Apart from his physical prowess, his genetically endowed sprint abilities, he has applied himself to get as much as he can out of his body and it is that forensic approach to his art that has made him such an in-demand rider.
When he and Sky parted company at the end of 2013, there wasn’t a shortage of suitors and he ended up at Omega Pharma-Quick Step for 2013.
Between the freewheeling, smaller budget HTC teams via the regimentation of Sky to his current Omega Pharma team, it looks like Cavendish has found the ideal outfit, operating somewhere between the two models.
Omega has a big squad of strong riders capable of winning anything, a team not over-reliant on him to win and not famous for taking things too seriously.
Victory on his mind
“As long as the team goes in with what it’s got and tries to be as successful as possible in whatever field it’s working in, then I think that’s the most important,” he says.
“I’ve never been a rider to hold back: if I can win six stages of the Tour then I’ve never been happy with five. That’s the way I am and if I’m in a team that does that, that’s fine. It’s like HTC, every race we went into, we went in to win, you know? At the Tour we realised we couldn’t win the yellow jersey, but we went in to win everything else and we never did races for training, we went in and worked for the team to win as much as possible.
“And I think I’ve found that again with Omega Pharma-Quick Step and the signings we have for next year  showed we were lacking in GC riders, so signing Rigoberto [Uran] for the GC in Grand Tours and the hilly Classics for him, we’ve now got Alessandro [Petacchi] and [Mark] Renshaw for the sprints and as we’ve already got that strong Classics base I think we’re going to be successful across the board, from WorldTour, Grand Tour to one-day races and Classics.
“And that’s something that’s important for me, I don’t just get a buzz crossing the finish line first or from one of my team-mates in that race crossing the line; if a team-mate in a parallel race wins, I get as much of a buzz from that. I like to be part of something successful, with people working together and I think this team has that attitude.”
There’s always a risk integrating a volatile character with a big reputation into an established and successful team. Cavendish has been a winning rider for several seasons now, he wasn’t an unknown quantity and adding ‘Cavendish’ to an established squad needed some kind of bedding-in period.
“Yeah, it’s now easier coming in to 2014 than it was at the start of my first season with the team, you know?” he explains. “I came in. I’m the new kid. There were only three guys I had raced with before in the team and it’s just human nature. You don’t just embrace something new straight away.

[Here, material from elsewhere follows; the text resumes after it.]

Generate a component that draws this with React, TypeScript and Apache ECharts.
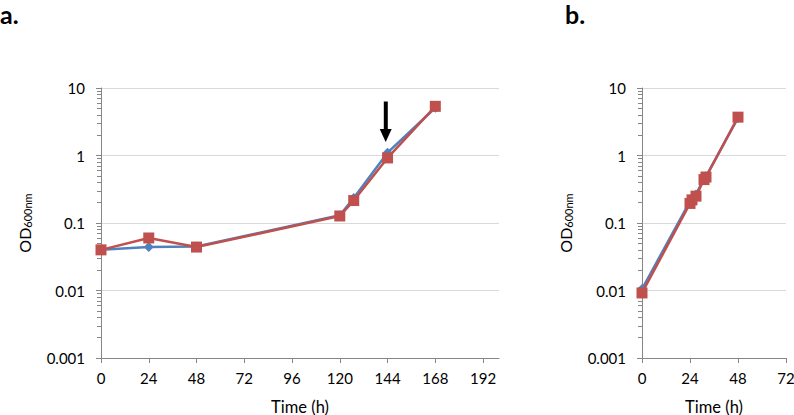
import React, { useEffect, useRef } from "react";
import * as echarts from "echarts";

// Panel a
const T_A = [0, 24, 48, 120, 127, 144, 168];
const OD_A_BLUE = [0.04, 0.044, 0.045, 0.13, 0.235, 1.1, 5.1];
const OD_A_RED = [0.04, 0.06, 0.044, 0.127, 0.215, 0.92, 5.35];
// Panel b
const T_B = [0, 24, 25, 27, 31, 32, 48];
const OD_B_BLUE = [0.0105, 0.21, 0.235, 0.265, 0.46, 0.49, 3.6];
const OD_B_RED = [0.0092, 0.195, 0.22, 0.25, 0.44, 0.48, 3.7];

const X_TICKS_A = [0, 24, 48, 72, 96, 120, 144, 168, 192];
const X_TICKS_B = [0, 24, 48, 72];
const Y_TICKS = [0.001, 0.01, 0.1, 1, 10];
const Y_MINOR = [
  0.002, 0.003, 0.004, 0.005, 0.006, 0.007, 0.008, 0.009,
  0.02, 0.03, 0.04, 0.05, 0.06, 0.07, 0.08, 0.09,
  0.2, 0.3, 0.4, 0.5, 0.6, 0.7, 0.8, 0.9,
  2, 3, 4, 5, 6, 7, 8, 9,
];

const FONT = "Lato";
const AXIS_COLOR = "#868686";
const GRID_COLOR = "#d9d9d9";
const BLUE = "#4F81BD";
const RED = "#C0504D";

function xAxis(gridIndex: number, max: number, ticks: number[]) {
  return {
    type: "value",
    gridIndex,
    min: 0,
    max,
    interval: 24,
    axisLine: { show: true, onZero: false, lineStyle: { color: AXIS_COLOR, width: 1 } },
    axisTick: { show: true, length: 5, customValues: ticks, lineStyle: { color: AXIS_COLOR } },
    axisLabel: { customValues: ticks, color: "#000", fontFamily: FONT, fontSize: 15, margin: 12 },
    splitLine: { show: false },
    name: "Time (h)",
    nameLocation: "middle",
    nameGap: 40,
    nameTextStyle: { color: "#000", fontFamily: FONT, fontSize: 16.5 },
  };
}

function yAxisMain(gridIndex: number) {
  return {
    type: "log",
    logBase: 10,
    gridIndex,
    position: "left",
    min: 0.001,
    max: 10,
    axisLine: { show: true, onZero: false, lineStyle: { color: AXIS_COLOR, width: 1 } },
    axisTick: { show: true, length: 5, customValues: Y_TICKS, lineStyle: { color: AXIS_COLOR } },
    axisLabel: {
      customValues: Y_TICKS,
      color: "#000",
      fontFamily: FONT,
      fontSize: 15,
      margin: 16,
      formatter: (v: number) =>
        v >= 1 ? String(Math.round(v)) : v.toFixed(Math.round(-Math.log10(v))),
    },
    splitLine: { show: true, lineStyle: { color: GRID_COLOR, width: 1.2 } },
    name: "{a|OD}{b|600nm}",
    nameLocation: "middle",
    nameRotate: 90,
    nameGap: 68,
    nameTextStyle: {
      color: "#000",
      fontFamily: FONT,
      rich: {
        a: { fontSize: 16, fontFamily: FONT, color: "#000", lineHeight: 18 },
        b: { fontSize: 11, fontFamily: FONT, color: "#000", verticalAlign: "bottom", lineHeight: 18, padding: [6, 0, 0, 0] },
      },
    },
  };
}

function yAxisMinor(gridIndex: number) {
  return {
    type: "log",
    logBase: 10,
    gridIndex,
    position: "left",
    min: 0.001,
    max: 10,
    axisLine: { show: false, onZero: false },
    axisTick: { show: true, length: 4, customValues: Y_MINOR, lineStyle: { color: AXIS_COLOR, width: 1 } },
    axisLabel: { show: false },
    splitLine: { show: false },
  };
}

function series(x: number, y: number, times: number[], vals: number[], color: string, symbol: string, size: number) {
  return {
    type: "line",
    xAxisIndex: x,
    yAxisIndex: y,
    data: times.map((t, i) => [t, vals[i]]),
    symbol,
    symbolSize: size,
    showAllSymbol: true,
    itemStyle: { color, opacity: 1 },
    lineStyle: { color, width: 2.5 },
    z: color === RED ? 3 : 2,
  };
}

export default function App() {
  const ref = useRef<HTMLDivElement>(null);
  useEffect(() => {
    document.body.style.margin = "0";
    const chart = echarts.init(ref.current!, null, { renderer: "svg" });
    chart.setOption({
      animation: false,
      grid: [
        { left: 101, top: 88, width: 398, height: 270, containLabel: false, outerBoundsMode: "none" },
        { left: 642, top: 88, width: 144, height: 270, containLabel: false, outerBoundsMode: "none" },
      ],
      xAxis: [xAxis(0, 200, X_TICKS_A), xAxis(1, 72, X_TICKS_B)],
      yAxis: [yAxisMain(0), yAxisMinor(0), yAxisMain(1), yAxisMinor(1)],
      series: [
        series(0, 0, T_A, OD_A_BLUE, BLUE, "diamond", 10),
        series(0, 0, T_A, OD_A_RED, RED, "rect", 11),
        series(1, 2, T_B, OD_B_BLUE, BLUE, "diamond", 10),
        series(1, 2, T_B, OD_B_RED, RED, "rect", 11),
      ],
      graphic: [
        {
          type: "text",
          left: 0,
          top: 1,
          style: { text: "a.", font: `bold 25px ${FONT}`, fill: "#000" },
        },
        {
          type: "text",
          left: 565,
          top: 1,
          style: { text: "b.", font: `bold 25px ${FONT}`, fill: "#000" },
        },
        {
          type: "rect",
          shape: { x: 383.8, y: 101.5, width: 4, height: 29 },
          style: { fill: "#000" },
        },
        {
          type: "polygon",
          shape: { points: [[379.7, 129], [391.7, 129], [385.7, 142]] },
          style: { fill: "#000" },
        },
      ],
    });
    return () => chart.dispose();
  }, []);
  return <div ref={ref} style={{ width: 794, height: 415 }} />;
}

“In the end it didn’t take long – a matter of months. You get the odd person saying, ‘Oh, it’s not working out,’ after two months; well… it’s just two months, you know? The fact that after four months we were winning five stages of a Grand Tour [the Giro] I think shows how quickly that transition happened and the management are already building on that for 2014. They have a vision for the future, not saying, ‘We’ve got the guys already, you don’t need any.’ They are working towards building on something that has already been successful – this is a team that won four stages of the Tour and five stages of the Giro.
We could have done better in the Classics, but Tom [Boonen] crashed out and ultimately we still won more than any other team this year and we are still building on it, not sitting back and resting on it, so we’re signing new people and looking at areas we can improve on. It was something that reminded me very strongly of HTC and it’s really nice to be a part of that process.”